Continual learning for Recurrent Neural Networks

A few weeks ago in lab meeting we discussed ‘Organizing recurrent network dynamics by task-computation to enable continual learning’ by Duncker & Driscoll et. al 2020. This paper seeks to understand how a neural population maintains the flexibility to learn new tasks while robustly executing previously learned tasks. While biological networks learn new tasks all the time in a sequential (a.k.a. continual) fashion, continual learning in artificial neural networks has proven to be hard. These networks are known to catastrophically forget previous tasks when trained on a new task. In this work, the authors come up with a learning rule that enables a recurrent neural network to learn multiple tasks sequentially without catastrophic forgetting. 

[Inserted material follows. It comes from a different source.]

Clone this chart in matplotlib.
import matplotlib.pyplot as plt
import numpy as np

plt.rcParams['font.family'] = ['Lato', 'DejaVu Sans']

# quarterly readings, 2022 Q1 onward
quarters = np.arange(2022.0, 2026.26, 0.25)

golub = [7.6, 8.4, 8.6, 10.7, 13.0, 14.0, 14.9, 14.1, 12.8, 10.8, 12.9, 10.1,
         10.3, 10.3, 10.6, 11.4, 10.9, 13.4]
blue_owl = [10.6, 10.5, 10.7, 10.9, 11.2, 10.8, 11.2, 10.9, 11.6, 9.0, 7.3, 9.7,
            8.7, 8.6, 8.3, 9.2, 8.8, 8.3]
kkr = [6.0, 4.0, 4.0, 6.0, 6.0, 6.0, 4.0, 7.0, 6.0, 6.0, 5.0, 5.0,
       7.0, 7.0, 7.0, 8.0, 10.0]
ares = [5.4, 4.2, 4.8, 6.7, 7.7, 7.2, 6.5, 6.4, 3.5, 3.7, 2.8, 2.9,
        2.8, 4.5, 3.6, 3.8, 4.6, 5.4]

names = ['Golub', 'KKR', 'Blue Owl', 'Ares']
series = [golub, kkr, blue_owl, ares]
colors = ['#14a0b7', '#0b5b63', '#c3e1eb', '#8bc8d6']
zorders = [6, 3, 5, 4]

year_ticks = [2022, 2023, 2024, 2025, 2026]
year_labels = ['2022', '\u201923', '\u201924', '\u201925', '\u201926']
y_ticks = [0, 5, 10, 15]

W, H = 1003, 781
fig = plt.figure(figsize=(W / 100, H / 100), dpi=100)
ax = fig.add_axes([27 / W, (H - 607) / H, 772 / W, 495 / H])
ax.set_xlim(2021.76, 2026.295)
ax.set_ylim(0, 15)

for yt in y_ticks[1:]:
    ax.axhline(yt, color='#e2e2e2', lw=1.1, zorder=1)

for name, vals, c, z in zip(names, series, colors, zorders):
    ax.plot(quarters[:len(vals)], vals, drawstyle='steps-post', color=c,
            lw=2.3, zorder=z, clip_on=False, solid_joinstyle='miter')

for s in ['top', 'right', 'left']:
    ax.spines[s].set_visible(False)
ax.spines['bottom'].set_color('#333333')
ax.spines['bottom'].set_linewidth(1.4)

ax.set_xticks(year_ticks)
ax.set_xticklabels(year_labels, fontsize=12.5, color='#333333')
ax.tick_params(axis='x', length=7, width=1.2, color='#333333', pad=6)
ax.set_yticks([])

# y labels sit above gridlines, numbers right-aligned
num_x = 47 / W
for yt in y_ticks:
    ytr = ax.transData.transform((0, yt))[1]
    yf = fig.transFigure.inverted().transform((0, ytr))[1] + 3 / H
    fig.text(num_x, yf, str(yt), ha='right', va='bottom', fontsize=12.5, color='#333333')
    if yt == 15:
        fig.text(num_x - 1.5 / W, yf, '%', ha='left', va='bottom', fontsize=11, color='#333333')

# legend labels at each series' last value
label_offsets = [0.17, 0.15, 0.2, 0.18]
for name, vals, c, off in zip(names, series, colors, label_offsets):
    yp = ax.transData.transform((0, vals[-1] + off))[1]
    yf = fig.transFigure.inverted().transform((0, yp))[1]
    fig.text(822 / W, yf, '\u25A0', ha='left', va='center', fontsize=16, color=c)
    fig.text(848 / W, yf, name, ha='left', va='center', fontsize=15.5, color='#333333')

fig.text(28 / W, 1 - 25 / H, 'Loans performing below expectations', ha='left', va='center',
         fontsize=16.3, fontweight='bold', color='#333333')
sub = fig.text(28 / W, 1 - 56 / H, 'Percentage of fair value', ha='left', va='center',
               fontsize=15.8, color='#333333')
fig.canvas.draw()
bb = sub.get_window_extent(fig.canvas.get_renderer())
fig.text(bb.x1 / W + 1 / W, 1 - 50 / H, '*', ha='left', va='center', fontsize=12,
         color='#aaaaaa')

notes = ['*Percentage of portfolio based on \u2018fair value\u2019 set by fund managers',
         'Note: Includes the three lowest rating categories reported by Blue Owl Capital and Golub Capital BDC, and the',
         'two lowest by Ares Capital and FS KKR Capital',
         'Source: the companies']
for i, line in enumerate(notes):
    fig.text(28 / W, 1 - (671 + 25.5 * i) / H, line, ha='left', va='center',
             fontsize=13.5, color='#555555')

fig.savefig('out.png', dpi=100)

Let’s first formally define continual learning: We want to train a model on K tasks sequentially, where each task has its own set of input/output pairs represented by \{\mathcal{D}_1, \mathcal{D}_2, ..., \mathcal{D}_K\}. Our goal is to ensure that the network performs well per some pre-decided accuracy metric on all tasks at the end of training. The key thing to keep in mind is that, unlike simultaneous training, here we train the network on one dataset at a time, such that the network does not have access to samples from previous tasks when learning a new task.

Continual learning for recurrent neural networks: This paper aims to perform continual learning using recurrent neural networks (RNNs), which are often studied as proxies for neural populations in neuroscience. The intuition behind their approach is to allow tasks that require similar computations/dynamics to use shared subspaces, while tasks that require different computations and would otherwise interfere with previously learned are encouraged to use an orthogonal subspace (see figure above).

They consider RNNs of the following form:

h_{t+1} = \phi(W^{rec} h_t + W^{in}x_t + \epsilon_t)

where h_t is the activity of hidden states at time t, x_t is any external input, \epsilon_t is gaussian noise and y_t is the output of the network. Let’s define W = [W^{rec}, W^{in}], and focus on updating this. The same ideas also hold for W^{out}. Typically, we update weights of a network as:

W \rightarrow W- \alpha \Delta W , where \Delta W = \nabla_W \mathcal{L},

and \mathcal{L} represents the loss function.

Project, and then project again: The authors modify this update rule such that:

\Delta W_{CL} = P_O \Delta W P_I

Here, P_I is a projection matrix that projects the weight change away from the space of all previous inputs to the network. To understand this better, let’s define the input to the hidden nodes in the network as z_t^{k,r}=[h_t^{k,r}, x_t^{k,r}], at time t, trial r of task k. The projection matrix P_I ensures that \Delta W_{CL} z_t^{k,r} = 0 for all time points within all trials of all previous tasks (this idea was introduced by Zeng et al. 2019). This preserves the network’s dynamics/outputs on any previous input, preserving its performance on all previous tasks. 

P_O, the left hand side matrix, projects the weight updates away from the output space of the network (spanned by Wz_t^{k,r}). The consequence of this update rule is that W^{\top}\Delta W = 0, which means any changes in the weights happen orthogonal to the current weight space. Tying it back to our original intuition: when the network is trained on a new task which requires any dissimilar dynamics, they are encouraged to lie on an orthogonal subspace. However, a new task can always reuse previously learned dynamics. 

It works!  They test their method on a set of four neuroscience tasks (from Yang et al. 2019). The key results without going into task details are as follows:

  1. Their approach is able to train a network sequentially on all the 4 tasks with better test performance across tasks as compared to existing methods and standard SGD (see figure; each color represents a new task).
  2. They find that the underlying dynamics of hidden states of the network (near fixed points) for a task remains fixed even after the network is trained on newer tasks, showing that their training procedure is indeed robust!
  3. They find empirical evidence that dynamics corresponding to some tasks evolve in shared subspaces (of the high-dimensional hidden states), while others use orthogonal subspaces. 
  4. They find organizational differences between learned dynamics through sequential training and simultaneous training: simultaneous training results in slightly better results and more efficient usage of shared structure across tasks.

Questions for future research: An important question that this approach raises is whether there is an upper limit to the number of dissimilar tasks that such a learning rule can enable the network to learn. How long can we keep projecting away from the space of outputs and inputs? Furthermore, how much does the order of tasks matter as the dynamics corresponding to newer tasks can only occupy the remaining orthogonal subspace? And finally the million dollar question: how do real neurons in the brain learn new tasks sequentially?